What's going on at the DMV regarding background checking bus drivers?

As everyone knows, I'm not really on top of all the news nowadays. CTLauyrn is a cutie but MAN is she a handful so I can be on top of everything right now.

Unfortunately, with my guard down, I missed this story.
Robert B. Fountain was arrested on a crack-cocaine charge in March 2005, and by April of that year he had racked up misdemeanor convictions for stealing cash and a car from a friend.

But because of bureaucratic mishaps and a sluggish suspension process, Fountain was able to obtain and keep a temporary license to drive schoolchildren for almost two months despite a criminal record that would have automatically disqualified him.
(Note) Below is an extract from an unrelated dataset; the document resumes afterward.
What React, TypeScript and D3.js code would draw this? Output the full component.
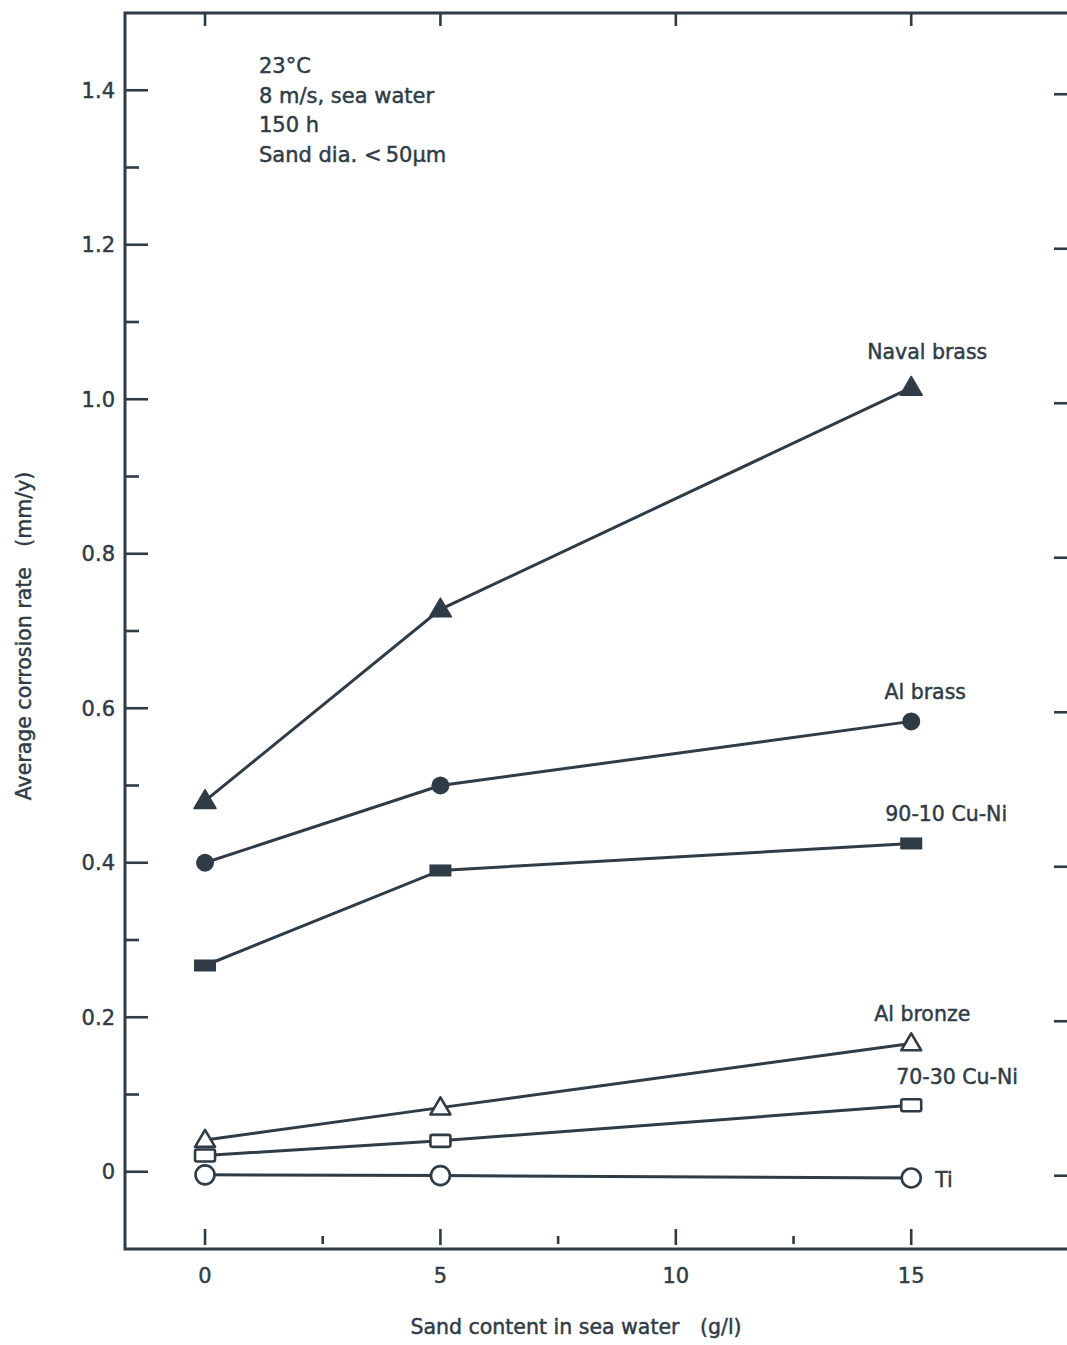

Even after Fountain struck and killed a pedestrian on Oct. 20, dragging him with a school bus, the Department of Motor Vehicles waited five days to officially suspend his license. What's more, Fountain gained that license back just a week and a half ago even though the agency was aware that Fountain allegedly had cocaine in his system when the bus he was driving struck and killed 65-year-old Dean Carlson in West Hartford.
Now I don't know about you, but two things come to mind. 1). How and the hell does someone with a criminal record gets to become a bus driver and 2). why hasn't someone at the DMV been fired.

Oh, it gets worse.
Responding to The Courant's questions about the Fountain case and the licensing process, DMV officials Thursday halted the issuing of school bus licenses. It vowed to review the issuing of Fountain's school bus license and those of all holders, and appointed the deputy commissioner to lead a task force on licensing procedures, including background checks and the speed of the license suspension process. The DMV overhauled the school bus driver licensing system in 2000, after The Courant reported that hundreds of drivers had been convicted of violent felonies and drug sales.
Okay, the DMV system was "overhauled" yet this cokehead not only got passed the system and while having coke in his system, drove a bus and hit someone, according to the Courant, the DMV waiting FIVE days to suspend his license and GAVE him his license back.
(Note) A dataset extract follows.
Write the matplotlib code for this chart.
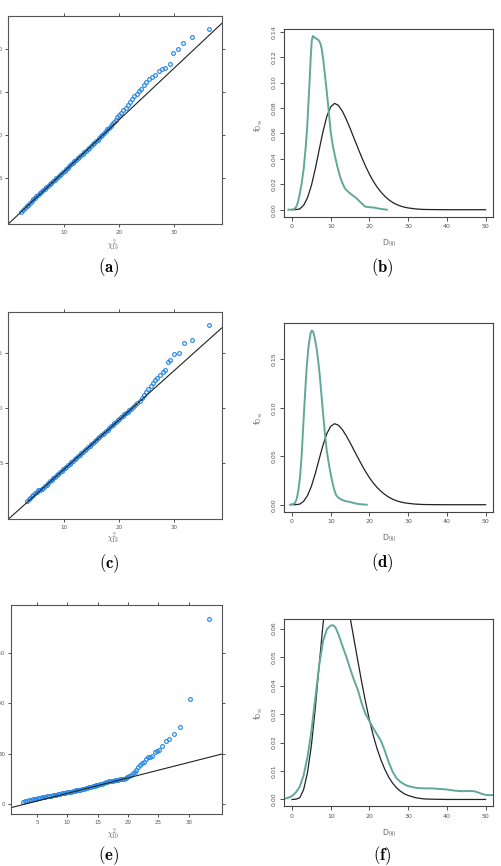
import matplotlib.pyplot as plt

plt.rcParams['mathtext.fontset'] = 'cm'

# ---- QQ plot data (chi-square quantile vs. distance) ----
qa_x = [2.1, 2.5, 2.9, 3.2, 3.5, 3.8, 4.1, 4.4, 4.7, 5.0, 5.3, 5.6, 5.9, 6.2, 6.5, 6.8,
        7.1, 7.4, 7.7, 8.0, 8.3, 8.6, 8.9, 9.2, 9.5, 9.8, 10.1, 10.4, 10.7, 11.0, 11.3,
        11.6, 11.9, 12.2, 12.5, 12.8, 13.1, 13.4, 13.7, 14.0, 14.3, 14.6, 14.9, 15.2,
        15.5, 15.8, 16.1, 16.4, 16.7, 17.0, 17.3, 17.6, 17.9, 18.2, 18.5, 18.8, 19.1,
        19.4, 19.7, 20.0, 20.4, 20.8, 21.2, 21.6, 22.0, 22.4, 22.8, 23.2, 23.6, 24.0,
        24.5, 25.0, 25.5, 26.0, 26.6, 27.2, 27.8, 28.4, 29.3, 29.9, 30.8, 31.7, 33.2, 36.4]
qa_y = [1.0, 1.25, 1.5, 1.7, 1.9, 2.1, 2.3, 2.5, 2.7, 2.88, 3.05, 3.22, 3.4, 3.57, 3.74,
        3.9, 4.08, 4.25, 4.42, 4.6, 4.77, 4.95, 5.12, 5.3, 5.48, 5.66, 5.85, 6.03, 6.22,
        6.4, 6.58, 6.76, 6.93, 7.1, 7.28, 7.46, 7.64, 7.82, 8.0, 8.18, 8.36, 8.54, 8.73,
        8.92, 9.1, 9.28, 9.47, 9.66, 9.85, 10.04, 10.24, 10.44, 10.65, 10.87, 11.1, 11.33,
        11.56, 11.8, 12.05, 12.3, 12.6, 12.85, 13.1, 13.45, 13.85, 14.2, 14.5, 14.8, 15.1,
        15.4, 15.8, 16.2, 16.5, 16.75, 17.0, 17.4, 17.7, 17.85, 18.2, 19.5, 20.0, 20.7,
        21.4, 22.3]
qa_line = (-0.27, 0.601)

qc_x = [3.2, 3.5, 3.8, 4.1, 4.4, 4.7, 5.0, 5.3, 5.6, 5.9, 6.2, 6.5, 6.8, 7.1, 7.4, 7.7,
        8.0, 8.3, 8.6, 8.9, 9.2, 9.5, 9.8, 10.1, 10.4, 10.7, 11.0, 11.3, 11.6, 11.9, 12.2,
        12.5, 12.8, 13.1, 13.4, 13.7, 14.0, 14.3, 14.6, 14.9, 15.2, 15.5, 15.8, 16.1, 16.4,
        16.7, 17.0, 17.3, 17.6, 17.9, 18.2, 18.5, 18.8, 19.1, 19.4, 19.7, 20.0, 20.3, 20.6,
        20.9, 21.2, 21.5, 21.8, 22.1, 22.5, 22.9, 23.3, 23.7, 24.1, 24.5, 24.9, 25.3, 25.7,
        26.1, 26.5, 26.9, 27.4, 27.9, 28.4, 28.8, 29.2, 29.9, 30.8, 31.7, 33.2, 36.4]
qc_y = [1.58, 1.72, 1.87, 2.02, 2.16, 2.3, 2.42, 2.53, 2.6, 2.68, 2.8, 2.93, 3.07, 3.22,
        3.36, 3.5, 3.63, 3.77, 3.9, 4.04, 4.17, 4.31, 4.44, 4.57, 4.71, 4.84, 4.98, 5.11,
        5.24, 5.37, 5.51, 5.64, 5.79, 5.92, 6.05, 6.19, 6.32, 6.46, 6.59, 6.73, 6.86, 6.99,
        7.13, 7.26, 7.4, 7.53, 7.67, 7.8, 7.93, 8.07, 8.21, 8.35, 8.49, 8.63, 8.76, 8.9,
        9.04, 9.17, 9.31, 9.44, 9.58, 9.71, 9.85, 9.98, 10.16, 10.33, 10.5, 10.68, 10.9,
        11.2, 11.5, 11.8, 12.05, 12.3, 12.6, 12.8, 13.0, 13.3, 13.5, 14.2, 14.35, 14.9,
        15.0, 15.9, 16.2, 17.6]
qc_line = (0.0, 0.448)

qe_x = [2.75, 3.1, 3.4, 3.7, 4.0, 4.3, 4.6, 4.9, 5.2, 5.5, 5.8, 6.1, 6.4, 6.7, 7.0, 7.3,
        7.6, 7.9, 8.2, 8.5, 8.8, 9.1, 9.4, 9.7, 10.0, 10.3, 10.6, 10.9, 11.2, 11.5, 11.8,
        12.1, 12.4, 12.7, 13.0, 13.3, 13.6, 13.9, 14.2, 14.5, 14.8, 15.1, 15.4, 15.7, 16.0,
        16.3, 16.6, 16.9, 17.2, 17.5, 17.8, 18.1, 18.4, 18.7, 19.0, 19.3, 19.6, 19.9, 20.2,
        20.5, 20.8, 21.1, 21.4, 21.7, 22.0, 22.3, 22.6, 23.0, 23.3, 23.6, 23.9, 24.4, 24.8,
        25.1, 25.6, 26.2, 26.8, 27.5, 28.6, 30.2, 33.3]
qe_y = [2.3, 2.8, 3.3, 3.8, 4.2, 4.6, 5.0, 5.4, 5.8, 6.2, 6.5, 6.8, 7.1, 7.5, 7.8, 8.2,
        8.6, 9.0, 9.4, 9.7, 10.1, 10.5, 10.8, 11.2, 11.5, 11.9, 12.3, 12.7, 13.1, 13.5,
        13.9, 14.3, 14.7, 15.1, 15.5, 15.9, 16.4, 16.9, 17.4, 17.9, 18.4, 19.0, 19.6, 20.2,
        20.8, 21.4, 22.0, 22.6, 23.0, 23.3, 23.7, 24.0, 24.3, 24.6, 24.9, 25.2, 25.5, 26.4,
        27.8, 29.2, 30.6, 32.0, 34.0, 36.2, 38.2, 40.2, 42.0, 44.6, 46.2, 46.8, 47.6, 52.0,
        52.8, 53.6, 57.9, 62.2, 64.5, 69.8, 76.4, 103.8, 183.5]
qe_line = (-4.72, 1.53)

# ---- density data ----
fit_x = [0, 1, 2, 3, 4, 5, 6, 7, 8, 9, 10, 11, 12, 13, 14, 15, 16, 17, 18, 19, 20, 21,
         22, 23, 24, 25, 26, 27, 28, 29, 30, 32, 34, 36, 40, 45, 50]
fit_y = [0, 0.0001, 0.0006, 0.0035, 0.0095, 0.019, 0.032, 0.047, 0.0615, 0.0735, 0.081,
         0.0836, 0.082, 0.0775, 0.0712, 0.064, 0.0563, 0.0487, 0.0412, 0.0342, 0.0279,
         0.0224, 0.0177, 0.0138, 0.0105, 0.0078, 0.0057, 0.0041, 0.0029, 0.002, 0.0014,
         0.0006, 0.0002, 0.0001, 0, 0, 0]

kb_x = [-0.95, 0, 0.5, 1.0, 1.5, 2.0, 2.5, 3.0, 3.5, 3.9, 4.2, 4.5, 4.8, 5.1, 5.4, 5.8, 6.3,
        6.8, 7.3, 7.7, 8.1, 8.5, 9.0, 9.5, 10.0, 10.5, 11.1, 11.7, 12.4, 13.0, 13.7, 14.3,
        15.0, 16.0, 16.7, 17.8, 18.9, 20.2, 21.2, 21.9, 23.0, 24.5]
kb_y = [0, 0.0001, 0.0005, 0.0018, 0.0055, 0.0125, 0.021, 0.032, 0.048, 0.064, 0.082,
        0.099, 0.118, 0.133, 0.1366, 0.1355, 0.1345, 0.1335, 0.131, 0.126, 0.117, 0.106,
        0.092, 0.077, 0.061, 0.051, 0.042, 0.034, 0.026, 0.021, 0.0165, 0.0148, 0.0128,
        0.0105, 0.0089, 0.0055, 0.0024, 0.0019, 0.0017, 0.0012, 0.0006, 0.0]

kd_x = [-0.52, 0.3, 0.8, 1.2, 1.6, 2.07, 2.5, 2.93, 3.4, 3.79, 4.2, 4.5, 4.8, 5.1, 5.4, 5.7,
        6.0, 6.4, 6.8, 7.2, 7.6, 8.1, 8.5, 8.96, 9.6, 10.3, 10.9, 11.4, 12.0, 12.4, 13.0,
        13.7, 15.0, 16.0, 16.7, 18.0, 19.3]
kd_y = [0, 0.0007, 0.002, 0.006, 0.014, 0.0286, 0.052, 0.084, 0.117, 0.142, 0.161, 0.170,
        0.177, 0.1797, 0.179, 0.175, 0.169, 0.160, 0.147, 0.132, 0.113, 0.0907, 0.073,
        0.056, 0.040, 0.0252, 0.0155, 0.0097, 0.0072, 0.0062, 0.0049, 0.0038, 0.0028,
        0.0018, 0.001, 0.0004, 0.0]

kf_x = [-2.0, -1.0, 0, 1.0, 2.0, 3.0, 4.0, 5.0, 6.0, 7.0, 8.0, 9.0, 10.0, 10.6, 11.2, 12.0,
        13.0, 14.0, 15.0, 16.0, 17.0, 18.0, 19.0, 20.0, 21.0, 22.0, 23.0, 24.0, 25.0, 26.0,
        27.0, 28.0, 29.0, 30.0, 32.0, 34.0, 36.0, 38.0, 40.0, 42.0, 44.0, 46.0, 47.0, 48.0,
        49.0, 50.0, 52.0]
kf_y = [0.0002, 0.0006, 0.0012, 0.0025, 0.0045, 0.0085, 0.015, 0.024, 0.0355, 0.047,
        0.0555, 0.0598, 0.0611, 0.0612, 0.0605, 0.058, 0.054, 0.0502, 0.046, 0.042, 0.0385,
        0.0338, 0.030, 0.0275, 0.025, 0.0228, 0.0205, 0.017, 0.013, 0.0097, 0.0075, 0.0062,
        0.0053, 0.0047, 0.0041, 0.0039, 0.0039, 0.0037, 0.0035, 0.0031, 0.0029, 0.003,
        0.0029, 0.0025, 0.002, 0.0016, 0.0015]

BLUE = '#1f84e6'
GREEN = '#62a89a'
W, H = 502, 866

fig = plt.figure(figsize=(W / 100, H / 100), dpi=100)


def rect(l, t, r, b):
    return [l / W, 1 - b / H, (r - l) / W, (b - t) / H]


def qq_panel(box, x, y, line, xlim, ylim, xticks, yticks, df, lab_xy):
    ax = fig.add_axes(rect(*box))
    ax.plot(x, y, 'o', mfc='none', mec=BLUE, ms=2.7, mew=0.9, alpha=0.9)
    ax.axline((0, line[0]), slope=line[1], color='#222222', lw=0.8)
    ax.set_xlim(xlim)
    ax.set_ylim(ylim)
    ax.set_xticks(xticks)
    ax.set_yticks(yticks)
    ax.tick_params(direction='out', length=2.5, width=0.6, colors='#333333',
                   labelsize=4, labelcolor='#555555', pad=1.5, top=True, right=True)
    for s in ax.spines.values():
        s.set_color('#555555')
        s.set_linewidth(0.8)
    fig.text(lab_xy[0] / W, 1 - lab_xy[1] / H, r'$\chi^2_{%s}$' % df,
             fontsize=5.5, color='#555555', ha='center', va='center')
    return ax


def dens_panel(box, kx, ky, ylim, yticks, ylabels, xlab_y, ylab_y):
    ax = fig.add_axes(rect(*box))
    ax.plot(fit_x, fit_y, color='#222222', lw=0.9)
    ax.plot(kx, ky, color=GREEN, lw=1.4)
    ax.set_xlim(-2, 52)
    ax.set_ylim(ylim)
    ax.set_xticks([0, 10, 20, 30, 40, 50])
    ax.set_yticks(yticks)
    ax.set_yticklabels(ylabels, rotation=90, va='center')
    ax.tick_params(direction='out', length=3, width=0.6, colors='#333333',
                   labelsize=4.5, labelcolor='#555555', pad=2.5)
    for s in ax.spines.values():
        s.set_color('#444444')
        s.set_linewidth(0.8)
    fig.text(389 / W, 1 - xlab_y / H, r'$\mathsf{D}_{\mathsf{90}}$', fontsize=6,
             color='#555555', ha='center', va='center')
    fig.text(259 / W, 1 - ylab_y / H, r'$\mathsf{f}_{\mathsf{D}_{\mathsf{90}}}$',
             fontsize=6, color='#555555', ha='center', va='center', rotation=90)
    return ax


qq_panel((8, 16, 222, 224), qa_x, qa_y, qa_line, (-0.18, 38.73), (-0.35, 23.84),
         [10, 20, 30], [5, 10, 15, 20], '13', (113, 245))
qq_panel((8.3, 312.3, 222.3, 519.3), qc_x, qc_y, qc_line, (-0.18, 38.73), (-0.09, 18.73),
         [10, 20, 30], [5, 10, 15], '13', (113, 538))
qq_panel((10.7, 605.3, 222.3, 814.3), qe_x, qe_y, qe_line, (0.67, 35.54), (-10.2, 197),
         [5, 10, 15, 20, 25, 30], [0, 50, 100, 150], '10', (113, 834))

dens_panel((284.3, 29, 493.3, 216.7), kb_x, kb_y, (-0.0055, 0.1421),
           [0, 0.02, 0.04, 0.06, 0.08, 0.10, 0.12, 0.14],
           ['0.00', '0.02', '0.04', '0.06', '0.08', '0.10', '0.12', '0.14'], 243, 125)
dens_panel((284.3, 323.3, 493.3, 511.7), kd_x, kd_y, (-0.0072, 0.1872),
           [0, 0.05, 0.10, 0.15], ['0.00', '0.05', '0.10', '0.15'], 538, 418)
dens_panel((284.3, 619, 493.3, 806.3), kf_x, kf_y, (-0.0024, 0.0634),
           [0, 0.01, 0.02, 0.03, 0.04, 0.05, 0.06],
           ['0.00', '0.01', '0.02', '0.03', '0.04', '0.05', '0.06'], 833, 713)

captions = ['(a)', '(b)', '(c)', '(d)', '(e)', '(f)']
cap_pos = [(109, 268), (382, 268), (109, 564), (382, 563), (109, 856), (382, 856)]
for c, (px, py) in zip(captions, cap_pos):
    fig.text(px / W, 1 - py / H, r'$\mathbf{%s}$' % c, fontsize=12, ha='center',
             va='center', color='black')

fig.savefig('out.png', dpi=100)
It this crazy? As a parent, should I be concerned?
Fountain's contact with the DMV began on Aug. 5, when he first received a learner's permit for a commercial driver's license, a step required to later obtain an "s endorsement," a designation attached to a commercial driver's license that allows a licensee to drive a school bus.

About two weeks later, on Aug. 17, Fountain submitted the necessary paperwork to obtain his "s endorsement," including the disclosure of any arrests. He did not disclose any.

Fountain's name was run through a state police criminal database on the same day and came back with no hits, so he was cleared to take the tests to receive his commercial driver's license and temporary "s endorsement." He received both on Sept. 8.

DMV spokesman William Seymour could not say why the initial check failed to show the record.

"All I can say is that there's some certainty on our side that we had the correct information," Seymour said.

State police spokesman Lt. J. Paul Vance did not provide an answer to the question.

Now, faced with the embarrassment of the entire matter, Governor Rell is getting into the matter.
If the system was overhauled in 2000 and this happened, what's the chances that Gov. Rell's crackdown will show that this bus driver wasn't the only person who got around the system?

Regardless of the the results of this crackdown, someone has some explaining to do about this matter. This isn't a partisan issue...we're talking about children's safety.